By far the best thing to ever happen to me was my marriage. In my wonderful wife, I had the mother of my children, wife, and my very best friend. Together we could, and have, get through anything.
One of the most meaningful events in our early marriage was living in Germany. Neither of us had any of our usual friends, so we had to make new friends. But more than that we had to figure out problems on our own. This was long before the internet, texting etc. Phone calls and snail mail were the only options and calls were very expensive. So things we would have normally gone to our parents for advice, we had to figure out by ourselves.
The first such big issue was childbirth. When my wife got pregnant, we started reading up on all of the issues and options. For a number of reasons that are beyond this story, we decided to have a home birth. Of course, this meant we had to learn even more. But I think the biggest thing here was that we were willing to examine the evidence and make a decision, even when it was very much against how we were raised, or what most did. That was a big step for two introverts making it on their own.
Shortly after our first child was born, we were back in the States and trying to find a church that we liked. This seemed impossible. Part of it was our spirit of independence, we felt we had just as much right to read the Bible and conclude what it meant as anyone, including our pastor.
We would commonly find a church that seemed to fit, but it would never last. We would settle in and sooner or later something would happen. The church would change its direction or we would learn something new that led us to desire a different experience.
This free-thinking culminated in our decision to convert to Orthodox Judaism, another story unto itself. This took several years and lots of learning. It was especially complicated because by this time we had a large family and all of the kids had to convert too.
One of the key elements that drew us to Judaism was the way they looked at the Torah and study. Unlike the churches we had been to where you are told to just listen to the pastor and follow, Judaism expected spectator participation. We were expected to, within our means, dig into the Torah and analyze it. It wasn’t good enough to just read a passage, and follow the leader. The other amazing thing we gained from Judaism is the idea that there can be multiple valid answers to a given question. It was simply a matter of analysis.
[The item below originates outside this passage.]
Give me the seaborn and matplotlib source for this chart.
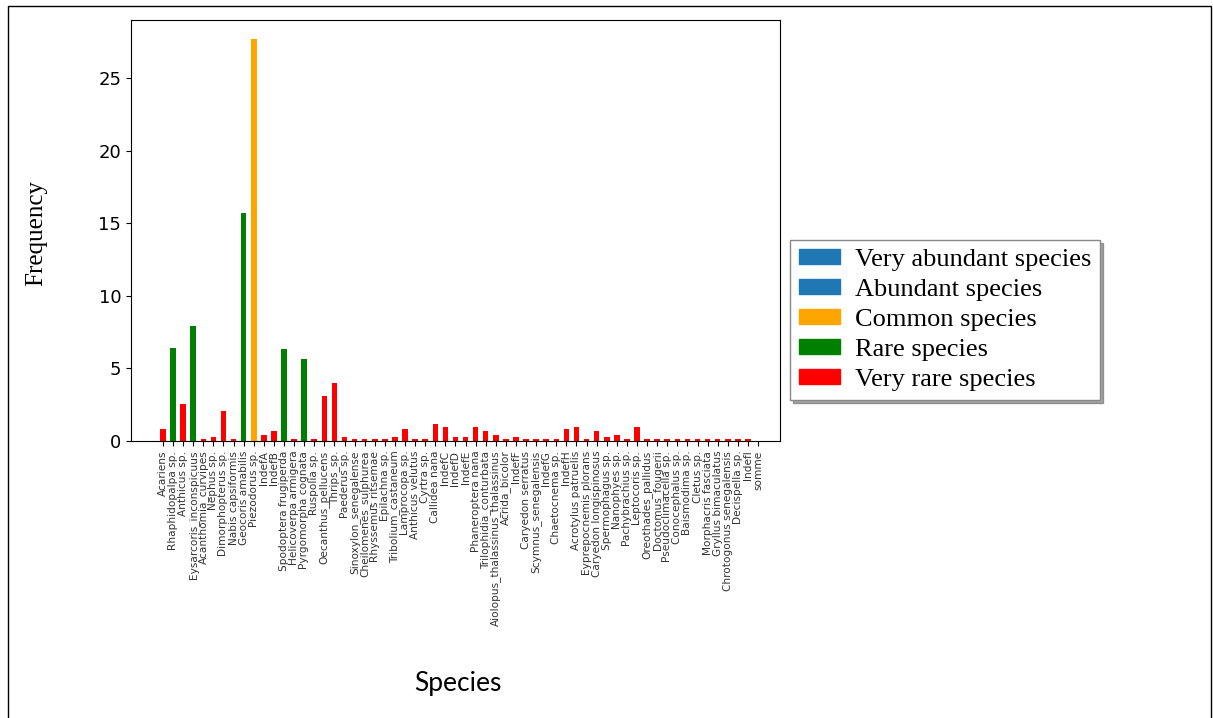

One would ask a number of questions and eventually, the path to go down was clear.
During this whole period of my life nothing much changed with that part of me I kept hidden. Most orthodox Jews have the same attitude that our church had, but in ways, it was worse. Since the Christian attitude was this unwritten code, I could ignore it to a degree. But the Jewish attitude was very clear in the black-and-white text of the sages throughout the centuries. Now when I occasionally let it slip out, I would be even more ashamed. I was always left with guilt and frustration. But even at this time, I didn’t want to get it fixed but I didn’t want anyone to find out about it. I just got more determined to bury it deeper.